Plus loin, à Naqsh-e Rostam, à flanc de falaise, les tombes cruciformes des rois achéménides, dont Darius le Grand. Nous sommes à une lieue de Persépolis, la ville polychrome des Perses, le plus important et le mieux restauré des sites de la Perse antique. Ici, Artaxerxès II trônait dans la salle des Cent Colonnes parmi ses courtisans à robe pourpre, parés de bijoux d’or. Mais la torche d’Alexandre le Grand effaça ce qui fut le plus beau palais du temps.
Chiraz s’étire au soleil dans une cuvette bordée de montagnes. Ville universitaire et commerçante, elle est réputée pour ses poètes et ses jardins. Il est vrai que, dans la pensée persane, le jardin représente le paradis sur terre. Elle s’enorgueillit aussi d’abriter le tombeau du shah Cheragh, frère du huitième imam des Chiites. À la surface de la coupole, des milliers de petits miroirs rayonnent sur la sépulture du saint. Pourtant, de toutes les mosquées couvertes de porcelaine – et elles sont nombreuses –, André Malraux préférait celle de Vakil, où il s’adonnait à la contemplation des torsades représentant des oiseaux et des feuilles d’acanthe.

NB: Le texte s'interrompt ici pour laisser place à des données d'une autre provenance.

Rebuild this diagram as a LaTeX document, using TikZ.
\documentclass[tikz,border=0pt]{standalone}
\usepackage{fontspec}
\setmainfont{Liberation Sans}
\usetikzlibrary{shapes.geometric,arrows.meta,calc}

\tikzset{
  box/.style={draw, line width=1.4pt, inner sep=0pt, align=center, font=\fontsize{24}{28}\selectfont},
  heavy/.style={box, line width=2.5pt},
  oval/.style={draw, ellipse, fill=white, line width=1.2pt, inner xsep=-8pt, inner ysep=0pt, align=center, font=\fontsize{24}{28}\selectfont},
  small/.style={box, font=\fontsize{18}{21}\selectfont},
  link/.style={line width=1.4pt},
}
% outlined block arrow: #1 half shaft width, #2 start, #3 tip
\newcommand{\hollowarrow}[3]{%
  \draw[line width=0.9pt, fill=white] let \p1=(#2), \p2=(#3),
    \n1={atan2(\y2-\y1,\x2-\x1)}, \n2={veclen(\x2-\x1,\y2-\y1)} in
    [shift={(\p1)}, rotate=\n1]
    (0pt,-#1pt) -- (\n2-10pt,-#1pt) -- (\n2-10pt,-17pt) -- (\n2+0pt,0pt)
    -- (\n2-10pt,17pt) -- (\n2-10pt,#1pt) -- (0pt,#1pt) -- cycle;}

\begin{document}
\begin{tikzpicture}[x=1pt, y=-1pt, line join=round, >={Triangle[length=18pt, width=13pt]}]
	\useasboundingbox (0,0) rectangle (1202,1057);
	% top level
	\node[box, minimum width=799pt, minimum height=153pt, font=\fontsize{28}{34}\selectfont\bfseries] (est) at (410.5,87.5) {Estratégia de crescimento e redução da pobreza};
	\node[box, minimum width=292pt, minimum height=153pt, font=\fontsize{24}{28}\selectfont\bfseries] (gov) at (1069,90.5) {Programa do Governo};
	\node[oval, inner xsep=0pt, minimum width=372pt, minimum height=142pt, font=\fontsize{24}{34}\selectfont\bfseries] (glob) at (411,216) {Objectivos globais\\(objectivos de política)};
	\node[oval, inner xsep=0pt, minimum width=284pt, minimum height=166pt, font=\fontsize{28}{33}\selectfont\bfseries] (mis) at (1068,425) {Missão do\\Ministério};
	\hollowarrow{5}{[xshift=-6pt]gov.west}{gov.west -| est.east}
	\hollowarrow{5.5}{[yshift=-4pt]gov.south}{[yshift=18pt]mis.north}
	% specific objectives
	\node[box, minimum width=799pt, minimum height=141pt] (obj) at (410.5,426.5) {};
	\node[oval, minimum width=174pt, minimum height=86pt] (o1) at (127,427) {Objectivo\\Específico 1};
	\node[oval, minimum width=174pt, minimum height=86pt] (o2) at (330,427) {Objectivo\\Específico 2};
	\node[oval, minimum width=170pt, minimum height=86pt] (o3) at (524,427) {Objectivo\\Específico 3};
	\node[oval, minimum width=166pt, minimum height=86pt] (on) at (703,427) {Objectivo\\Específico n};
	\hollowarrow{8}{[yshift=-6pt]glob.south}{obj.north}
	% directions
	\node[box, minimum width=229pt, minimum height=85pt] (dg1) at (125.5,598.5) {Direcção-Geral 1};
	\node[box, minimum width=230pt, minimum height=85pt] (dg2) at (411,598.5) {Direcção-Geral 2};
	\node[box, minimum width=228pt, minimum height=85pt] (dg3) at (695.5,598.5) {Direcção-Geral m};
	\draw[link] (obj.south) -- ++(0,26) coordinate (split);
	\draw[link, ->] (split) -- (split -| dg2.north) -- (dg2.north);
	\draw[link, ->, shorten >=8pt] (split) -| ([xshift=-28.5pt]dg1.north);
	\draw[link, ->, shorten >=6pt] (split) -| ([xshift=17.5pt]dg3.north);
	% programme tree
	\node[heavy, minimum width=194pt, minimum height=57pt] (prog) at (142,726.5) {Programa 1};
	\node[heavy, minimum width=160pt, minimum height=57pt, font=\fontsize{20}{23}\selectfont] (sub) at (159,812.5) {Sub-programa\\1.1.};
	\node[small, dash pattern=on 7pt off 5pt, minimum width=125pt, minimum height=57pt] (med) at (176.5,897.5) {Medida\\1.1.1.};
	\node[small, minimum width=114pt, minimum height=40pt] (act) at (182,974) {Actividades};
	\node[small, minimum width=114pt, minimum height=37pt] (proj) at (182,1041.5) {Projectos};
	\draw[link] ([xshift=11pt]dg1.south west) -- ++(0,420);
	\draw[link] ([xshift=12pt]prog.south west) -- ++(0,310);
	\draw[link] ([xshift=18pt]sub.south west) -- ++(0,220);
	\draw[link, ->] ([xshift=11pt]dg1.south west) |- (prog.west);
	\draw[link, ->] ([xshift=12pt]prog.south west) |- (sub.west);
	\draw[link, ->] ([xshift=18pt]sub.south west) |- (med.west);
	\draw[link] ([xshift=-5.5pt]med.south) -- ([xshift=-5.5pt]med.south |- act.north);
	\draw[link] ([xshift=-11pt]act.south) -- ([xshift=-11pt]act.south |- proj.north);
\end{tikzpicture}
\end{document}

« Qui peut prétendre avoir vu la plus belle des villes du monde sans avoir visité Ispahan », disait encore Malraux. Constellée de minarets et de dômes, la ville attira ce que l’Iran comptait d’artistes les plus brillants, rayonnant jusqu’en Europe, en Inde et en Chine. Le cœur de la ville palpite autour de la place Naqshé Djahan (Portrait du Monde), bâtie au début du XVIIe siècle. Derrière les hautes murailles, un enchevêtrement de placettes et de ruelles surmontées par des dômes de briques, des boutiques, des échoppes et des ateliers.
Zayandeh Rud, la rivière vivante, était la nourrice d’Ispahan, l’oasis perdue dont Shah Abbas fit la « Moitié du monde ». Elle vaporisait le parfum très persan de la douceur de vivre. Dans les années 2000, les autorités ont détourné ses eaux pour arroser la région désertique de Yazd. Sur les ponts à double étage (11 au total) de la rivière morte, les orphelins des flots viennent toujours, le soir venu, déguster une glace et rêver.